Hi, it's been a long time since I've posted anything here. I think the last time might have been when I was preparing to tell my wife about my deep desire to introduce male chastity into our marriage.
For a little bit of background, I discovered male chastity somewhat by accident quite a long time ago. I didn't know that these chastity devices even existed, but when I saw them on the internet I know it was something I wanted to experience. I bought a CB6000s and loved it. I wore it on an off for quite some time but always in secret, I never told anyone. This got old after a while, and I became paranoid that my wife would find out by accident and that would cause issues for both of us. So I got rid of it and tried to forget the whole thing. As it turns out I couldn't forget about it, so months later I bought a Holy Trainer V2 short and fell in love with it. It felt so good. I wore it for a while and then made the decision to tell my wife because it was obvious the this was something that I couldn't just let go.
I tried to find the perfect time to tell her, but as everyone here knows, there is no perfect time, so I just came out with it one evening and showed her the device. She was a little shocked but kind of blew it off as just something weird I was into. Because she wasn't disgusted by it, I soon started pusing things...too much too soon as it turned out, and she became angry and disgusted by it. I let it go, and then sent her an email trying to explain everything to her while she was out of town on business. To her credit, she read the entire letter and then we had a talk when she got home.

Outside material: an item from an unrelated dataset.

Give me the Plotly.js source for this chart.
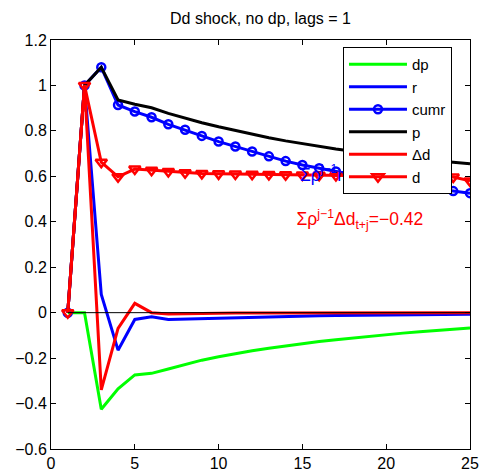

When we talked, she let me know that she had no interest in being a keyholder which in her mind was me easking her to be some sort of dominatrix. That, and the fact that she found the device to be a turn-off showed me that this wasn't going to happen. Let me just say that after I had showed her the device she had taken the initiative to give me a small pink draw string bag to put these parts in, and she herself had put all the parts in the bag to make it less obvious in the nightstand drawer, all with out me knowing, so I knew there was maybe a little something there in that she didn't throw them in the garbage but instead took some care with them.
Anyway, after our talk the device went back in the pink bag and I left it there. As you can imagine, after a while (months) I started wearing it again. I did this for a while and finally realized that this isn't something that would just go away.
One evening I just came out with the fact that the device that was there in the little pink bag was something that I really wanted to start using again...or somethign to that effect. She responded with some disinterest and said something like "ok, whatever". I think that had alot to do with me not asking her to hold the key or anything, and I told her it wouldn't require any involvement on her part at all. I think that helped. Regardless, I have been wearing it to bed now ever since and she has been ok with that. I've tried not to push things so before bed I take the bag out of the nightstand and put the device on in the bathroom, then return the bag to the nightstand in full view of her...just to make sure she realizes that I am wearing it at that time.
We have been closer in bed than we have in a long time it seems, with more cuddling and holding each other to fall asleep and in the morning. The first few nights I was careful not to touch her too much with the device, but since then I have been less worried about that and have almost gone to the point of putting myself in situations where she might bump into it, like this morning while we were laying there she would reposition herself and rub into the device or hit it with a part of her body. I have to believe she felt it as she was awake at the time. She has been very loving as always, so I see this as a good sign. I'm going to see where this goes, but will remember "baby steps" and take it slow. One thing I want to mention is that she will be traveling for work on Feb 6th for a few days, so I am considering maybe giving her one of the keys to take with her, and see how she reacts. I don't want to push it so we'll see when the time comes. I will update this entry as things progress. Thanks for reading.